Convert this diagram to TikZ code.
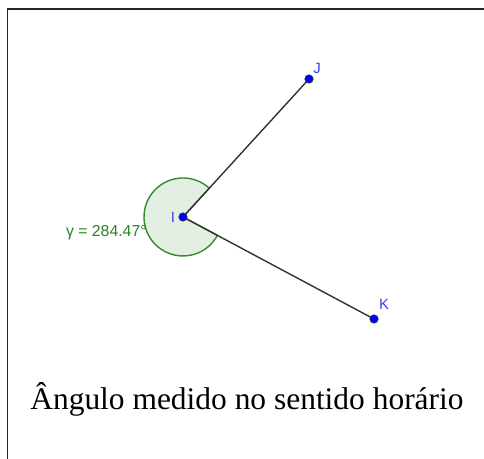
\documentclass[tikz,border=0pt]{standalone}
\usepackage{fontspec}
\setmainfont{Liberation Serif}
\newfontfamily\ggbfont{Liberation Sans}
\usetikzlibrary{positioning}

\definecolor{ggbgreen}{RGB}{0,110,0}
\definecolor{ggbblue}{RGB}{0,0,255}
\definecolor{ggblabel}{RGB}{60,60,255}

\begin{document}
\begin{tikzpicture}[x=0.02cm, y=0.02cm,
  pt/.style={circle, draw=black!80, line width=0.3pt, fill=ggbblue, inner sep=0pt, minimum size=0.17cm},
  ptlabel/.style={font=\ggbfont\fontsize{8.5}{9}\selectfont, text=ggblabel, inner sep=0pt},
  seg/.style={draw=black!80, line width=0.8pt},
  sector/.style={draw=ggbgreen!80, fill=ggbgreen!11, line width=0.8pt},
  anglabel/.style={font=\ggbfont\fontsize{9}{10}\selectfont, text=ggbgreen!85, inner sep=0pt},
  frame/.style={draw=black!85, line width=1.1pt},
  caption/.style={font=\fontsize{17.9}{20}\selectfont, inner sep=0pt},
]
\useasboundingbox (0,0) rectangle (484,459);

% frame (top and left)
\draw[frame] (7.5,0) -- (7.5,450) -- (484,450);

% points
\coordinate (I) at (183,242);
\coordinate (J) at (309,380);
\coordinate (K) at (374,140);

% angle sector
\draw[sector] (I) -- ++(47.6:39) arc[start angle=47.6, end angle=331.9, radius=39] -- cycle;
\node[anglabel, anchor=base east] (gamma) at (147,222) {γ = 284.47°};

% segments
\draw[seg] (I) -- (J);
\draw[seg] (I) -- (K);

\node[pt] (pI) at (I) {};
\node[pt] (pJ) at (J) {};
\node[pt] (pK) at (K) {};
\node[ptlabel] (lI) at (173,242) {I};
\node[ptlabel] (lJ) at (317,391) {J};
\node[ptlabel] (lK) at (384,155) {K};

% caption
\node[caption, anchor=base west] (cap) at (30,49) {Ângulo medido no sentido horário};

\end{tikzpicture}
\end{document}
________________________________________
■ **Required work**:
Reproduce the material above exactly, first line through the line that contains "(lK) at (384,155)", minus the pictures.

■ **Final result**:
Convert this diagram to TikZ code.
\documentclass[tikz,border=0pt]{standalone}
\usepackage{fontspec}
\setmainfont{Liberation Serif}
\newfontfamily\ggbfont{Liberation Sans}
\usetikzlibrary{positioning}

\definecolor{ggbgreen}{RGB}{0,110,0}
\definecolor{ggbblue}{RGB}{0,0,255}
\definecolor{ggblabel}{RGB}{60,60,255}

\begin{document}
\begin{tikzpicture}[x=0.02cm, y=0.02cm,
  pt/.style={circle, draw=black!80, line width=0.3pt, fill=ggbblue, inner sep=0pt, minimum size=0.17cm},
  ptlabel/.style={font=\ggbfont\fontsize{8.5}{9}\selectfont, text=ggblabel, inner sep=0pt},
  seg/.style={draw=black!80, line width=0.8pt},
  sector/.style={draw=ggbgreen!80, fill=ggbgreen!11, line width=0.8pt},
  anglabel/.style={font=\ggbfont\fontsize{9}{10}\selectfont, text=ggbgreen!85, inner sep=0pt},
  frame/.style={draw=black!85, line width=1.1pt},
  caption/.style={font=\fontsize{17.9}{20}\selectfont, inner sep=0pt},
]
\useasboundingbox (0,0) rectangle (484,459);

% frame (top and left)
\draw[frame] (7.5,0) -- (7.5,450) -- (484,450);

% points
\coordinate (I) at (183,242);
\coordinate (J) at (309,380);
\coordinate (K) at (374,140);

% angle sector
\draw[sector] (I) -- ++(47.6:39) arc[start angle=47.6, end angle=331.9, radius=39] -- cycle;
\node[anglabel, anchor=base east] (gamma) at (147,222) {γ = 284.47°};

% segments
\draw[seg] (I) -- (J);
\draw[seg] (I) -- (K);

\node[pt] (pI) at (I) {};
\node[pt] (pJ) at (J) {};
\node[pt] (pK) at (K) {};
\node[ptlabel] (lI) at (173,242) {I};
\node[ptlabel] (lJ) at (317,391) {J};
\node[ptlabel] (lK) at (384,155) {K};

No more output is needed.